The move higher for the loonie was down to the rally in oil and "general market sentiment," said Tony Valente, senior FX dealer at AscendantFX, adding that it's "a slow news week ahead of next week's Bank of Canada policy meeting."

Money markets see an increased chance of the Bank of Canada cutting interest rates closer to zero, as tightening economic restrictions to contain a second wave of COVID-19 cases offset optimism that activity will rebound later this year.

Ontario declared an emergency after the latest modeling put Canada's most populous province on track to have more than 20,000 new COVID-19 cases per day by the middle of February.

Oil, one of Canada's major exports, rose to its highest since last February as Saudi Arabia's plans to limit supply offset worries that rising coronavirus cases globally would curtail fuel demand.

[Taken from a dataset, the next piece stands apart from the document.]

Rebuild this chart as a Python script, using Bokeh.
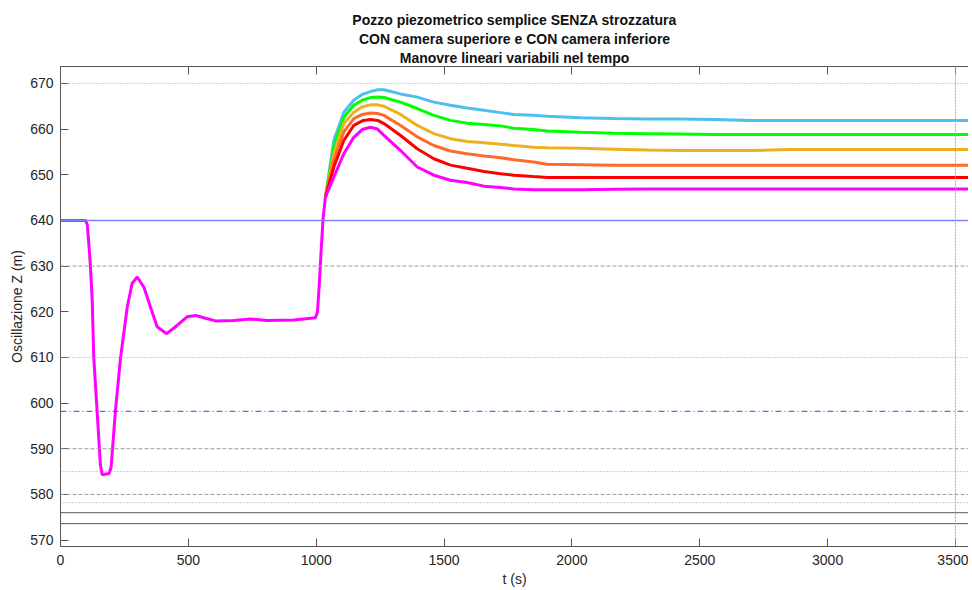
from bokeh.plotting import figure
from bokeh.models import Span, Title, LinearAxis, FixedTicker, Range1d
from bokeh.embed import file_html
from bokeh.resources import INLINE

title_lines = ["Pozzo piezometrico semplice SENZA strozzatura",
               "CON camera superiore e CON camera inferiore",
               "Manovre lineari variabili nel tempo"]
x_label = "t (s)"
y_label = "Oscillazione Z (m)"
x_ticks = [0, 500, 1000, 1500, 2000, 2500, 3000, 3500]
y_ticks = [570, 580, 590, 600, 610, 620, 630, 640, 650, 660, 670]

# first phase (shared by all manoeuvres, drawn in magenta)
t_a = [0, 98, 105, 112, 117, 124, 130, 143, 156, 163, 190, 198, 215, 235, 261, 280,
       300, 326, 352, 378, 415, 456, 495, 528, 560, 606, 678, 743, 808, 913, 997,
       1005, 1012, 1020, 1027, 1036]
z_a = [640, 640, 639, 634, 630, 622.5, 610.1, 598.4, 586.5, 584.3, 584.6, 586, 598.4,
       610, 621, 626.2, 627.6, 625.4, 621, 616.7, 615.2, 617, 618.9, 619.2, 618.7,
       618.0, 618.1, 618.4, 618.1, 618.2, 618.7, 620, 626, 634, 640.5, 645.1]

# second phase: one series per manoeuvre
t_b = [1036, 1069, 1108, 1147, 1180, 1212, 1240, 1265, 1330, 1395, 1460, 1525, 1590,
       1656, 1721, 1773, 1850, 1903, 2034, 2164, 2295, 2425, 2555, 2700, 2850, 3000,
       3200, 3400, 3600]
z_blue = [645.1, 657.5, 663.7, 666.3, 667.6, 668.2, 668.6, 668.6, 667.7, 667.0, 665.9,
          665.2, 664.6, 664.1, 663.6, 663.2, 663.0, 662.8, 662.5, 662.3, 662.2, 662.2,
          662.1, 661.9, 661.9, 661.9, 661.9, 661.9, 661.9]
z_green = [645.1, 656.1, 662.6, 665.2, 666.3, 666.9, 667.0, 666.9, 665.9, 664.5, 663.0,
           661.9, 661.3, 661.0, 660.7, 660.2, 659.9, 659.6, 659.3, 659.1, 659.0, 658.9,
           658.8, 658.8, 658.8, 658.8, 658.8, 658.8, 658.8]
z_gold = [645.1, 654.6, 661.2, 663.7, 664.9, 665.3, 665.3, 665.0, 663.2, 660.8, 659.0,
          657.9, 657.3, 657.0, 656.7, 656.4, 656.0, 655.9, 655.8, 655.6, 655.4, 655.3,
          655.3, 655.3, 655.5, 655.5, 655.5, 655.5, 655.5]
z_orange = [645.1, 653.2, 659.4, 662.3, 663.2, 663.5, 663.4, 663.0, 660.8, 658.3, 656.4,
            655.2, 654.6, 654.1, 653.7, 653.3, 652.8, 652.3, 652.2, 652.1, 652.1, 652.1,
            652.1, 652.1, 652.1, 652.1, 652.1, 652.1, 652.1]
z_red = [645.1, 651.7, 657.5, 660.8, 661.8, 662.1, 661.9, 661.2, 658.6, 655.7, 653.5,
         652.1, 651.4, 650.7, 650.2, 649.9, 649.6, 649.4, 649.4, 649.4, 649.4, 649.4,
         649.4, 649.4, 649.4, 649.4, 649.4, 649.4, 649.4]
z_magenta = [645.1, 649.5, 654.6, 658.2, 659.9, 660.4, 660.0, 658.6, 655.3, 651.7, 649.9,
             648.8, 648.3, 647.5, 647.2, 646.9, 646.7, 646.7, 646.7, 646.8, 646.9, 646.9,
             646.9, 646.9, 646.9, 646.9, 646.9, 646.9, 646.9]

series = [("#4DBEEE", z_blue), ("#00FF00", z_green), ("#EDB120", z_gold),
          ("#FF6A2A", z_orange), ("#FF0000", z_red), ("#FF00FF", z_magenta)]

# reference levels
h_levels = [670, 640, 630, 610, 598.2, 590, 585, 580, 578.2, 576, 573.6]
h_colors = ["#999999", "#8080FF", "#999999", "#999999", "#4444EE", "#999999",
            "#999999", "#999999", "#999999", "#555555", "#555555"]
h_dashes = ["1 2", "solid", "4 2", "1 2", "6 3 1 3", "4 2", "1 2", "4 2", "1 2",
            "solid", "solid"]
h_widths = [1, 1.5, 1, 1, 1, 1, 1, 1, 1, 1, 1]
v_level = 3500

FONT = "'Liberation Sans', Arial, sans-serif"

p = figure(width=968, height=589, output_backend="svg", toolbar_location=None,
           x_range=Range1d(0, 3551), y_range=Range1d(568.6, 673.7),
           min_border_left=60, min_border_right=0, min_border_top=66,
           min_border_bottom=0, title=None)
p.outline_line_color = None
p.xgrid.visible = False
p.ygrid.visible = False
p.background_fill_color = "white"

for lv, c, d, w in zip(h_levels, h_colors, h_dashes, h_widths):
    p.add_layout(Span(location=lv, dimension="width", line_color=c,
                      line_dash=d, line_width=w))
p.add_layout(Span(location=v_level, dimension="height", line_color="#aaaaaa",
                  line_dash="2 1", line_width=1))

for color, z in series:
    p.line(t_b, z, line_color=color, line_width=3)
p.line(t_a, z_a, line_color="#FF00FF", line_width=3)

for ax in (p.xaxis[0], p.yaxis[0]):
    ax.major_tick_in = 8
    ax.major_tick_out = 0
    ax.minor_tick_line_color = None
    ax.axis_line_color = "#555555"
    ax.major_tick_line_color = "#555555"
    ax.major_label_text_font = FONT
    ax.major_label_text_font_size = "14px"
    ax.major_label_text_color = "#262626"
    ax.axis_label_text_font = FONT
    ax.axis_label_text_font_size = "14px"
    ax.axis_label_text_font_style = "normal"
    ax.axis_label_text_color = "#262626"

p.xaxis.ticker = FixedTicker(ticks=x_ticks)
p.yaxis.ticker = FixedTicker(ticks=y_ticks)
p.xaxis.axis_label = x_label
p.yaxis.axis_label = y_label
p.xaxis.major_label_standoff = 8
p.xaxis.axis_label_standoff = 3
p.yaxis.major_label_standoff = 7
p.yaxis.axis_label_standoff = 2

top = LinearAxis(ticker=FixedTicker(ticks=x_ticks))
top.major_tick_in = 8
top.major_tick_out = 0
top.minor_tick_line_color = None
top.axis_line_color = "#555555"
top.major_tick_line_color = "#555555"
top.major_label_overrides = {t: "" for t in x_ticks}
top.major_label_text_font_size = "1px"
top.major_label_standoff = 0
p.add_layout(top, "above")

for line in reversed(title_lines):
    p.add_layout(Title(text=line, align="center", text_font="'Liberation Sans Narrow', 'Liberation Sans', Arial",
                       text_font_size="14px", text_font_style="bold",
                       text_color="#111111", standoff=1), "above")

open("out.html", "w").write(file_html(p, INLINE))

U.S. crude oil futures settled 1.7% higher at $56.68 a barrel, while the U.S. dollar edged lower against a basket of currencies, as its recent rally, driven by a spike in U.S. Treasury yields, appeared to run out of steam.

Canadian government bond yields were mixed across a steeper curve in tandem with U.S. Treasuries. The 10-year was little changed at 0.844%, having touched its highest intraday since March 26 at 0.887%.